France | France, Cour de cassation, Chambre sociale, 26 janvier 2022, 20-21636


LA COUR DE CASSATION, CHAMBRE SOCIALE, a rendu l'arrêt suivant :

SOC.

LG

COUR DE CASSATION
______________________

Audience publique du 26 janvier 2022

Cassation partielle

M. CATHALA, président

Arrêt n° 124 FS-B

Pourvoi n° F 20-21.636

Aide juridictionnelle totale en demande
au profit de M. [S].
Admission du bureau d'aide juridictionnelle
près la Cour de cassation
en date du 15 septembre 2020.

R É P U B L I Q U E F R A N Ç A I S E

_________________________

AU NOM DU PEUPLE FRANÇAIS


_________________________

ARRÊT DE LA COUR DE CASSATION, CHAMBRE SOCIALE, DU 26 JANVIER 2022

M. [Y] [S], domicilié [Adresse 3], a formé le ...

LA COUR DE CASSATION, CHAMBRE SOCIALE, a rendu l'arrêt suivant :

SOC.

LG

COUR DE CASSATION
______________________

Audience publique du 26 janvier 2022

Cassation partielle

M. CATHALA, président

Arrêt n° 124 FS-B

Pourvoi n° F 20-21.636

Aide juridictionnelle totale en demande
au profit de M. [S].
Admission du bureau d'aide juridictionnelle
près la Cour de cassation
en date du 15 septembre 2020.

R É P U B L I Q U E F R A N Ç A I S E

_________________________

AU NOM DU PEUPLE FRANÇAIS
_________________________

ARRÊT DE LA COUR DE CASSATION, CHAMBRE SOCIALE, DU 26 JANVIER 2022

M. [Y] [S], domicilié [Adresse 3], a formé le pourvoi n° F 20-21.636 contre l'arrêt rendu le 28 mars 2019 par la cour d'appel d'Orléans (chambre sociale), dans le litige l'opposant :

1°/ à la société Ludo express, société à responsabilité limitée, dont le siège est [Adresse 2],

2°/ à l'union départementale des syndicats Force ouvrière d'Indre-et-Loire, dont le siège est [Adresse 1],

défenderesses à la cassation.

Le demandeur invoque, à l'appui de son pourvoi, le moyen unique de cassation annexé au présent arrêt.

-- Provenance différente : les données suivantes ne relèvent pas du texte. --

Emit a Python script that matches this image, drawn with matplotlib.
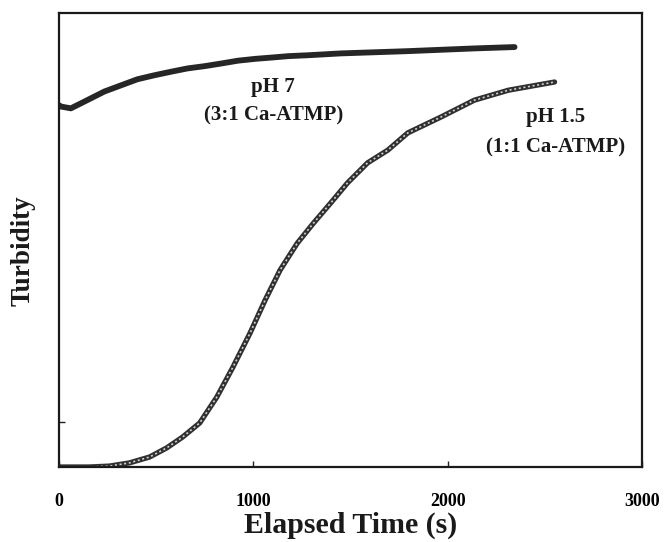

Le dossier a été communiqué au procureur général.

Sur le rapport de M. Flores, conseiller, les observations de Me [O], avocat de M. [S], de Me Soltner, avocat de la société Ludo express, et l'avis de Mme Wurtz, avocat général, après débats en l'audience publique du 1er décembre 2021 où étaient présents M. Cathala, président, M. Flores, conseiller rapporteur, M. Schamber, conseiller doyen, Mmes Cavrois, Monge, MM. Sornay, Rouchayrole, conseillers, Mmes Ala, Thomas-Davost, Techer, conseillers référendaires, Mme Wurtz, avocat général, et Mme Piquot, greffier de chambre,

la chambre sociale de la Cour de cassation, composée, en application de l'article R. 431-5 du code de l'organisation judiciaire, des président et conseillers précités, après en avoir délibéré conformément à la loi, a rendu le présent arrêt ;

Faits et procédure

1. Selon l'arrêt attaqué (Orléans, 28 mars 2019), M. [S] a été engagé, le 19 juin 2015, en qualité de chauffeur livreur par la société Ludo express.

2. La période d'essai a été rompue par l'employeur, le 19 août 2015, en raison d'une insuffisance de résultats.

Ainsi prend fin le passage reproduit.